Bauen und Sanieren im Kreislauf

Eines gilt sowohl im Neu- als auch im Bestandsbau: Wir brauchen einen Wandel hin zu mehr Bauen und Sanieren im Kreislauf. Denn die Baubranche ist gegenwärtig für mehr als die Hälfte des Abfallaufkommens in Deutschland verantwortlich, aber Baustoffe wiederzuverwerten oder auf Alternativen zu emissionsintensivem Beton zu setzen, spielt bisher kaum eine Rolle. Dabei könnten auf diese Weise hohe Mengen an Treibhausgasen eingespart werden, wie GermanZero im Mitte 2023 veröffentlichten Klimanotstandspaket zeigt. Es vereint die wirksamsten Maßnahmen, die Deutschland auf den notwendigen Reduktionspfad bringen, um die Pariser Klimaziele noch einzuhalten, auch im Gebäudesektor. Allein durch Wiederverwendung und Recycling von Bauteilen und -stoffen könnten so 24 Millionen Tonnen CO2-Äquvivalente gespart werden.

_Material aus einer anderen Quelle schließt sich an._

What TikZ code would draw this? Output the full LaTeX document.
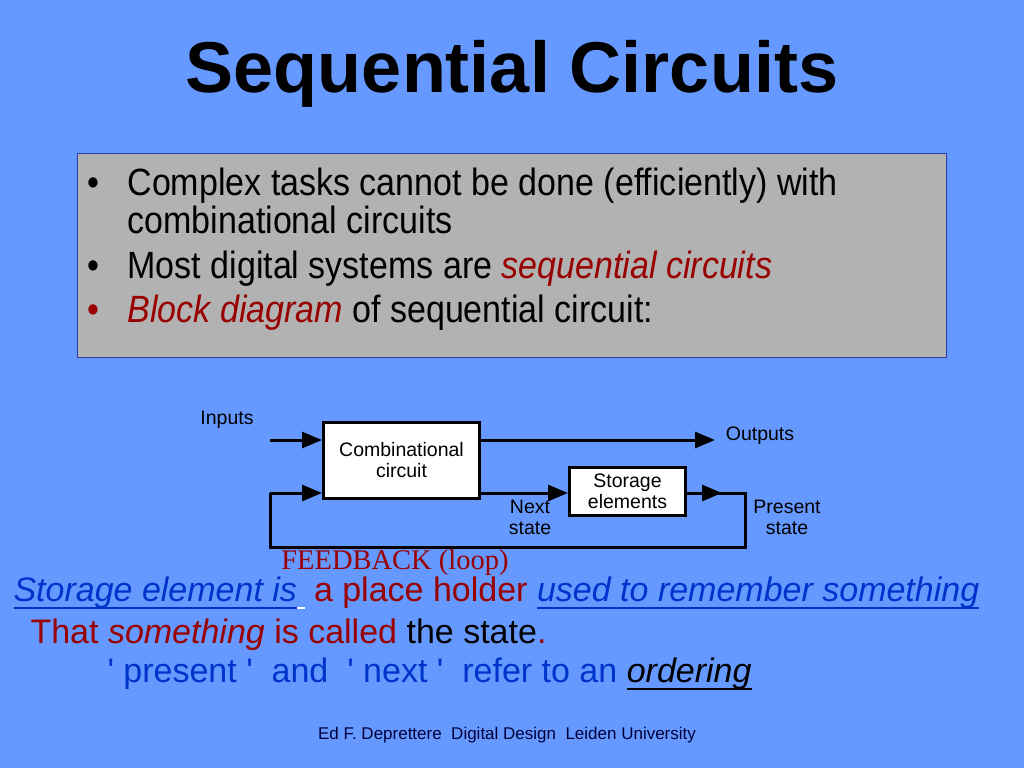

Dass sich im Gebäudesektor dringend etwas tun muss, zeigt allein die Tatsache, dass die von der Bundesregierung im Klimaschutzgesetz selbstgesteckten Minderungsziele bereits mehrere Jahre in Folge gerissen wurden. Neben dem Bauen sorgt das Heizen in Verbindung mit schlechten Sanierungszuständen dafür, dass der Sektor für 15% der Gesamtemissionen in Deutschland verantwortlich ist. Das Klimanotstandspaket enthält acht Maßnahmen, mit denen bereits 80 Prozent der nötigen Einsparungen erreicht werden können, die es für eine Klimaneutralität des Sektors bis 2035 braucht. Die mit Abstand wirksamste Maßnahme wäre eine Reform des nationalen Brennstoffemissionshandels und damit verbunden ein CO2-Preis, der fossiles Heizen und konventionelle Neubauten ganz ohne weitere Vorgaben unattraktiv macht – natürlich immer zusammengedacht mit der finanziellen Unterstützung von Mieter:innen. Flankiert wird der CO2-Preis, der die Effekte auf Klima und Umwelt berücksichtigt, unter anderem mit der Ausweitung von Sanierungsverpflichtungen, einer PV-Pflicht und der Förderung von klimafreundlicheren Bau- und Dämmstoffen. Wenn doch neu gebaut wird, soll mindestens der Nullenergiestandard gelten und das wichtigste Kriterium zum Erteilen einer Baugenehmigung die CO2-Bilanz über den gesamten Lebenszyklus sein.

Soziale Herausforderungen und Klimafragen zusammendenken

Auch in Zeiten mangelnden Wohnraums sollte die Bundesregierung mutig kommunizieren, dass es klima- und platztechnisch nicht vertretbar ist, dass immer mehr Neubausiedlungen am Rande der Städte entstehen – denn es gibt alternative Wege. Sie darf es nicht weiter versäumen, soziale Herausforderungen und ökologische Fragen miteinander zu denken. Mehr Klimaschutz darf nicht immer wieder in die Zukunft geschoben werden, vor allem nicht im Gebäudesektor – denn was einmal gebaut ist, steht oft für Jahrzehnte.

Mein Vorschlag: Die Bundesregierung sollte zeitnah zu einem Umbau- und Sanierungsgipfel einladen. Unabhängig von den großen Immobilienkonzernen, die bei so einem Gipfel womöglich absagen würden, sollte sie die zahlreichen kommunalen Wohnungsbauunternehmen stärken, die keine Rendite erwirtschaften müssen und ausschließlich dem Gemeinwohl verpflichtet sind. Gleichzeitig müssen Sozial- und Umweltverbände wie auch Klimaschutzorganisationen ebenfalls am Tisch Platz nehmen. Die sozial-ökologische Transformation gelingt uns auch beim Wohnungsbau nur gemeinsam – und die Zeit ist knapp.